**What the task requires:** Copy each line with the word "this" in it.

========

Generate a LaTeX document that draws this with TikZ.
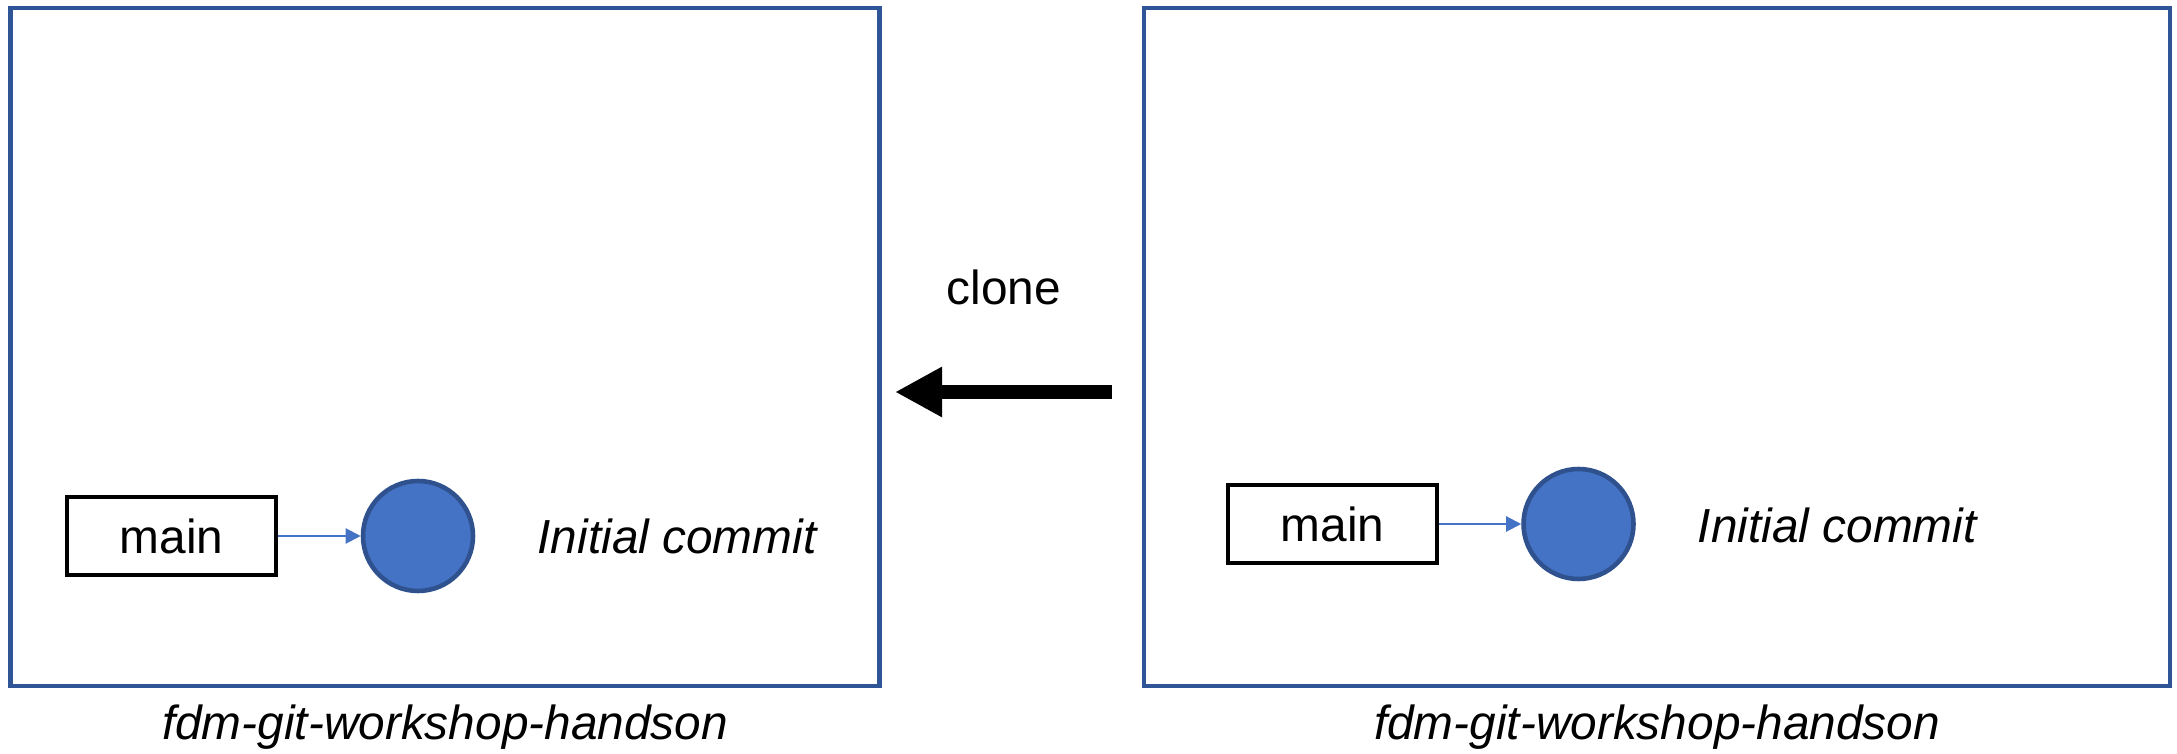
\documentclass[tikz,border=0pt]{standalone}
\usepackage{fontspec}
\setmainfont{Liberation Sans}
\usetikzlibrary{arrows.meta,positioning}
\definecolor{repoblue}{HTML}{2F5597}
\definecolor{commitfill}{HTML}{4472C4}
\definecolor{commitedge}{HTML}{2F528F}

\begin{document}
\begin{tikzpicture}[
  every node/.style={font=\fontsize{13.6}{16}\selectfont},
  repo/.style={draw=repoblue, line width=1.3pt, minimum width=8.69cm, minimum height=6.78cm, inner sep=0pt},
  branch/.style={draw=black, line width=1.3pt, minimum width=2.09cm, minimum height=0.78cm, inner sep=0pt},
  commit/.style={circle, draw=commitedge, fill=commitfill, line width=1.3pt, minimum size=1.1cm, inner sep=0pt},
  message/.style={anchor=west, inner sep=0pt, font=\fontsize{13.6}{16}\selectfont\itshape},
  pointer/.style={draw=commitfill, line width=0.6pt, -{Triangle[length=0.15cm,width=0.15cm]}}
]
\useasboundingbox (0,0) rectangle (21.77,7.54);

% local clone (left)
\node[repo] (local) at (4.45,4.07) {};
\node (localname) at (4.45,0.27) {\itshape fdm-git-workshop-handson};
\node[branch] (localmain) at (1.715,2.18) {main};
\node[commit] (localc0) at (4.18,2.18) {};
\node[message] (localmsg) at (5.37,2.18) {Initial commit};
\draw[pointer] (localmain) -- (localc0);

% remote (right)
\node[repo, minimum width=10.26cm] (remote) at (16.57,4.07) {};
\node (remotename) at (16.57,0.27) {\itshape fdm-git-workshop-handson};
\node[branch] (remotemain) at (13.325,2.30) {main};
\node[commit] (remotec0) at (15.785,2.30) {};
\node[message] (remotemsg) at (16.97,2.29) {Initial commit};
\draw[pointer] (remotemain) -- (remotec0);

% clone arrow
\coordinate (clonefrom) at (11.12,3.62);
\coordinate (cloneto) at (8.95,3.62);
\node (clonelabel) at (10.04,4.67) {clone};
\draw[line width=0.14cm, -{Triangle[length=0.47cm,width=0.47cm]}] (clonefrom) -- (cloneto);
\end{tikzpicture}
\end{document}
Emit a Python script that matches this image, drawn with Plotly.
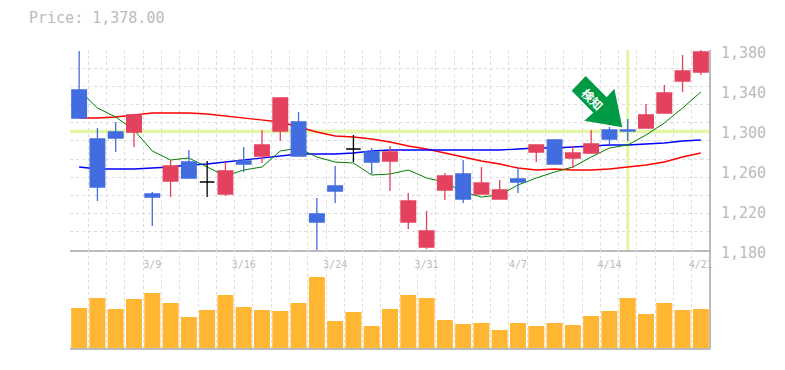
import plotly.graph_objects as go

dates_labels = ["3/9", "3/16", "3/24", "3/31", "4/7", "4/14", "4/21"]
date_label_index = [4, 9, 14, 19, 24, 29, 34]
price_ticks = [1180, 1220, 1260, 1300, 1340, 1380]

opens = [1340,1291,1298,1298,1236,1249,1268,1248,1236,1269,1274,1299,1308,1216,1244,1281,1278,1269,1208,1183,1240,1256,1236,1231,1251,1278,1290,1272,1277,1300,1300,1302,1317,1349,1358]
highs = [1379,1302,1308,1315,1238,1270,1280,1269,1268,1283,1300,1332,1318,1232,1264,1295,1282,1284,1237,1219,1257,1270,1263,1250,1262,1285,1291,1284,1300,1303,1311,1326,1345,1375,1380]
lows = [1312,1229,1278,1283,1204,1233,1252,1233,1234,1258,1267,1289,1274,1180,1227,1268,1256,1239,1201,1181,1230,1227,1236,1231,1237,1268,1266,1262,1276,1286,1289,1302,1317,1338,1355]
closes = [1312,1243,1292,1315,1233,1264,1252,1248,1259,1266,1285,1332,1274,1208,1239,1281,1268,1278,1229,1199,1254,1231,1247,1240,1248,1285,1266,1277,1286,1291,1299,1315,1337,1359,1378]

ma_short = [1340,1322,1313,1300,1279,1270,1272,1263,1254,1260,1263,1279,1282,1273,1268,1267,1255,1256,1260,1252,1248,1238,1233,1235,1245,1252,1258,1263,1273,1282,1285,1295,1307,1322,1338]
ma_mid = [1263,1261,1261,1261,1262,1263,1265,1266,1268,1270,1272,1274,1276,1276,1276,1277,1279,1280,1280,1280,1280,1280,1280,1280,1281,1282,1282,1283,1284,1285,1285,1286,1287,1289,1290]
ma_long = [1312,1312,1313,1315,1317,1317,1317,1316,1314,1312,1310,1308,1303,1298,1294,1293,1291,1288,1284,1281,1277,1273,1269,1266,1262,1260,1261,1260,1260,1261,1263,1265,1268,1273,1277]
volumes = [40,50,39,49,55,45,31,38,53,41,38,37,45,71,27,36,22,39,53,50,28,24,25,18,25,22,25,23,32,37,50,34,45,38,39]

signal_index = 30
signal_price = 1298.5
signal_label = "検知"

RED, BLUE, GRID, AXIS, TXT = "#e4415f", "#426ce0", "#dddddd", "#bbbbbb", "#bbbbbb"
MONO = "DejaVu Sans Mono"
xs = list(range(len(closes)))
sub = lambda idx, arr: [arr[i] for i in idx]
doji = [i for i in xs if opens[i] == closes[i]]
up = [i for i in xs if closes[i] > opens[i]]
down = [i for i in xs if closes[i] < opens[i]]

fig = go.Figure()
fig.add_trace(go.Scatter(x=[xs[0]-0.5, xs[-1]+0.5], y=[signal_price]*2, mode="lines", line=dict(color="#e3f5a6", width=3.5), xaxis="x", yaxis="y"))
fig.add_trace(go.Scatter(x=[signal_index]*2, y=[1180, 1380], mode="lines", line=dict(color="#e3f5a6", width=3), xaxis="x", yaxis="y"))
for arr, col, w in [(ma_long, "#ff0000", 1.3), (ma_mid, "#0000ff", 1.3), (ma_short, "#008000", 1)]:
    fig.add_trace(go.Scatter(x=xs, y=arr, mode="lines", line=dict(color=col, width=w), xaxis="x", yaxis="y"))
for idx, col in [(up, RED), (down, BLUE), (doji, "#000000")]:
    fig.add_trace(go.Candlestick(x=idx, open=sub(idx, opens), high=sub(idx, highs), low=sub(idx, lows), close=sub(idx, closes),
        increasing=dict(line=dict(color=col, width=1.3), fillcolor=col), decreasing=dict(line=dict(color=col, width=1.3), fillcolor=col),
        whiskerwidth=0, xaxis="x3", yaxis="y3"))
fig.add_trace(go.Bar(x=xs, y=volumes, marker=dict(color="#ffb733", line_width=0), xaxis="x2", yaxis="y2"))

grid_x = dict(range=[-0.5, 34.5], tick0=-0.5, dtick=1, showgrid=True, gridcolor=GRID, griddash="3px,3px", gridwidth=1, showticklabels=False, ticks="", zeroline=False)
fig.update_layout(
    width=785, height=370, margin=dict(l=70, r=75, t=50, b=21, autoexpand=False), paper_bgcolor="white", plot_bgcolor="white",
    showlegend=False, bargap=0.125, boxmode="overlay", boxgap=0.2, boxgroupgap=0,
    title=dict(text="Price: 1,378.00", x=29/785, xanchor="left", y=1-18/370, yanchor="middle", font=dict(family=MONO, size=15, color=TXT)),
    xaxis=dict(**grid_x, domain=[0, 1], anchor="y", rangeslider=dict(visible=False)),
    yaxis=dict(domain=[99/299, 1], anchor="x", range=[1180, 1380], tick0=1180, dtick=200/11, showgrid=True, gridcolor=GRID, griddash="3px,3px", showticklabels=False, zeroline=False, ticks=""),
    xaxis2=dict(**grid_x, domain=[0, 1], anchor="y2"),
    yaxis2=dict(domain=[0, 99/299], anchor="x2", range=[-1, 98], showgrid=False, showticklabels=False, zeroline=False, ticks="", showline=True, linecolor=AXIS, side="right", mirror=False),
    xaxis3=dict(overlaying="x", anchor="y3", range=[-0.5, 34.5], tickvals=date_label_index, ticktext=dates_labels, showgrid=False, zeroline=False, ticks="outside", ticklen=4, tickcolor="rgba(0,0,0,0)",
                tickfont=dict(family=MONO, size=10, color=TXT), showline=True, linecolor=AXIS, linewidth=2, rangeslider=dict(visible=False)),
    yaxis3=dict(overlaying="y", anchor="x3", side="right", range=[1180, 1380], tickvals=price_ticks, ticktext=[f"{v:,}" for v in price_ticks], showgrid=False, zeroline=False,
                tickfont=dict(family=MONO, size=15, color=TXT), ticklabelshift=3, ticks="outside", ticklen=7, tickcolor="rgba(0,0,0,0)", showline=True, linecolor=AXIS),
)
fig.add_shape(type="line", xref="paper", yref="paper", x0=0, x1=1, y0=0, y1=0, line=dict(color=AXIS, width=2))
fig.add_shape(type="line", xref="paper", yref="paper", x0=1, x1=1, y0=0, y1=1, line=dict(color=AXIS, width=2))

# Signal badge, placed in page pixels
def px(x, y):
    return (x - 70) / 640, 1 - (y - 50) / 299
badge = [(585.7, 76), (571.7, 90.7), (593.3, 112.7), (584.3, 120.7), (622.3, 127.3), (614.3, 88.7), (606.7, 97.3)]
path = "M " + " L ".join("%.5f,%.5f" % px(*p) for p in badge) + " Z"
fig.add_shape(type="path", xref="paper", yref="paper", path=path, fillcolor="#009944", line=dict(width=0))
ax, ay = px(592.5, 98.5)
fig.add_annotation(xref="paper", yref="paper", x=ax, y=ay, xanchor="center", yanchor="middle", text=signal_label, textangle=45, showarrow=False, opacity=1,
                   font=dict(family="Noto Sans CJK JP", size=12, color="#ffffff", weight="bold"))
fig.write_html("out.html", post_script="document.body.style.margin='0';", config=dict(displayModeBar=False))
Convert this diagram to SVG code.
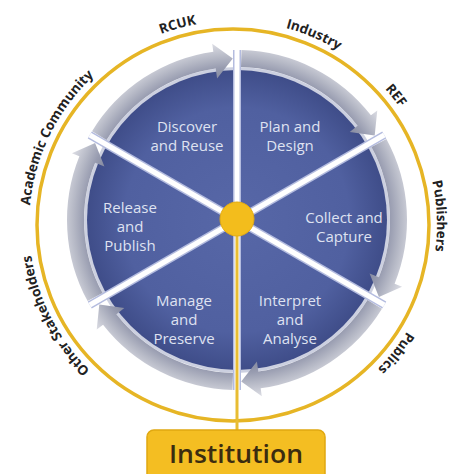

========

**Exercise result:**
Generate a LaTeX document that draws this with TikZ.
Emit a Python script that matches this image, drawn with Plotly.
Convert this diagram to SVG code.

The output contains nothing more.